My name is Kirk Moyer and I’m an experienced workers’ compensation lawyer who just opened a new office in Lake County, Illinois. I regularly meet with clients that have been injured at work. While every workers’ compensation case involves a different set of facts, the underlying process and laws are the same.
In this article, I explain what you can expect if you have been injured at work and I review the 5 types of workers’ compensation illinois requirements you need to follow.
What are the Illinois Workers Compensation Laws?
Workers’ compensation is a state-mandated insurance program. The program covers employees that are injured in the course of their employment. All 50 U.S. states have their own workers’ comp laws and regulations. In Illinois, workers’ comp law is governed by the Workers’ Compensation Act. The Illinois Workers’ Compensation Commission is responsible for overseeing workers comp cases in the state.
As a general matter, Illinois workers’ comp law covers all injures employees suffer while performing their job duties. As long as the employee is acting within the scope of his or her employment, he or she is entitled to workers’ comp benefits regardless of whose fault the accident was.
Illinois law sets forth the five types of workers compensation coverage that employers are required to carry. Illinois workers compensation coverage must include the following benefits:
- Reimbursement of medical expenses
- Temporary total disability benefits (TTD). These benefits are given to an employee where he or she is unable to return to work while recovering. TTD benefits are typically equal to 2/3 of the injured employee’s average weekly wage.
- Temporary partial disability benefits (TPD). TPD are given to injured employees where they are unable to work their normal job but are capable of serving in a light duty role. TPD benefits are equal to 2/3 of the difference between the average amount the injured employee was earning pre-injury and their current earnings.
- Permanent partial disability benefits (PPD). PPD benefits are given to an injured employee that has suffered some permanent impairment or disfigurement but is able to work in a reduced capacity.
- Permanent total disability benefits (PTD). PTD are paid to an employee that is rendered permanently unable to work.
How do I file a workers’ compensation case in Illinois?
Illinois workers’ comp law is highly complex. Not only is the law confusing, but there are many procedural requirements and pitfalls that can lead to the dismissal of your case. As an experienced workers’ comp lawyer Lake County Illinois, I have witnessed insurance companies taking advantage of individual litigants and inexperienced lawyers. I have many clients that come to me for assistance after they have run into some difficulty in their cases. For this reason, I do not recommend that you file your own workers’ comp case.
That being said, it is helpful to know, even before you have been injured, the general process for filing a workers’ comp case in Illinois. The following is a list of the basic steps of a workers’ comp case.
We mentioned above that you are entitled to workers’ comp benefits regardless of fault if you are injured at work. The most important thing, anytime you are injured, is to seek immediate medical assistance. Inform your supervisor and co-workers of your injury so they can call for help. If the symptoms arise after you have left work, seek treatment at an emergency room or physician as soon as possible. Retain all of your medical records to provide to your attorney.
Notifying your Employer
You should notify your supervisor that you have been injured as soon as possible. Under Illinois law you have 45 days following the injury to notify your employer. If you fail to notify your employer your workers’ comp claim may be denied. Your employer is required to give you instructions on how to properly notify them of your injury.

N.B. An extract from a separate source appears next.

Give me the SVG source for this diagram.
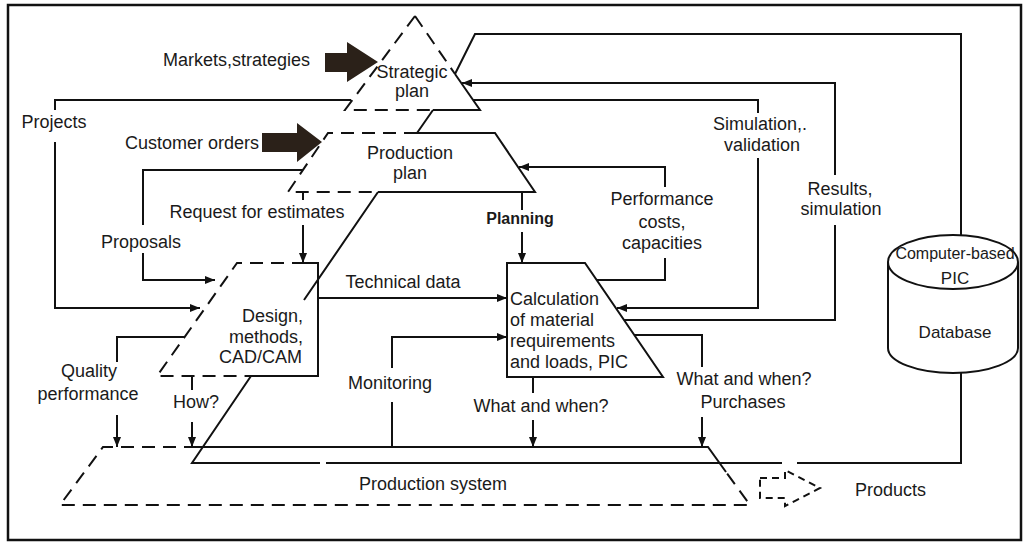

Filing your Application for Adjustment of Claim
You must file your Application for Adjustment of Claim within 3 years from the date of your injury. Note that there is an exception to this rule. If it has been more than 3 years since the date of the injury, you may still be able to file if it has been less than 2 years from the date that you last received benefits.
The Application is the official document that you file with the Workers’ Compensation Commission in order to begin your case. The Application includes important information about your case, such as:
- The location of the accident
- The date of the accident
- Information about your family
- Employer’s name
- A description of how the accident occurred
- A description of the part of the body that was injured
- A description of the nature of the injury
- The date that you returned to work
While some of this information may seem fairly straightforward, the Application is generally prepared by a workers’ compensation lawyer. Even though you may have been injured in and/or reside in Lake County, your Application is filed with the Commission’s main office in Chicago. There is no filing fee required. Learn more at the Illinois workers’ compensation commission website.
Assigned to an Illinois Workers Compensation Arbitrator
Once your case is filed it will be assigned to an arbitrator. The arbitrator is generally located in the area where your injury occurred. The arbitrator is responsible for reviewing your case and deciding issues where they are in dispute. The amount of time required to complete your case varies.
It is not uncommon for workers’ comp cases in Illinois to take in excess of a year to resolve. However, there are several things that can be done to process your case quicker. One method is to file a Petition for an Immediate Hearing along with your Application for Adjustment of Claim.
In order to do this, your attorney must prepare your entire case at the outset. Most workers’ comp lawyers in Illinois are unwilling to put in the extra work. We routinely file Petitions to expedite our clients’ cases. We attempt to settle every case for the maximum amount. Where the insurance company refuses to budge, we will take your case to trial.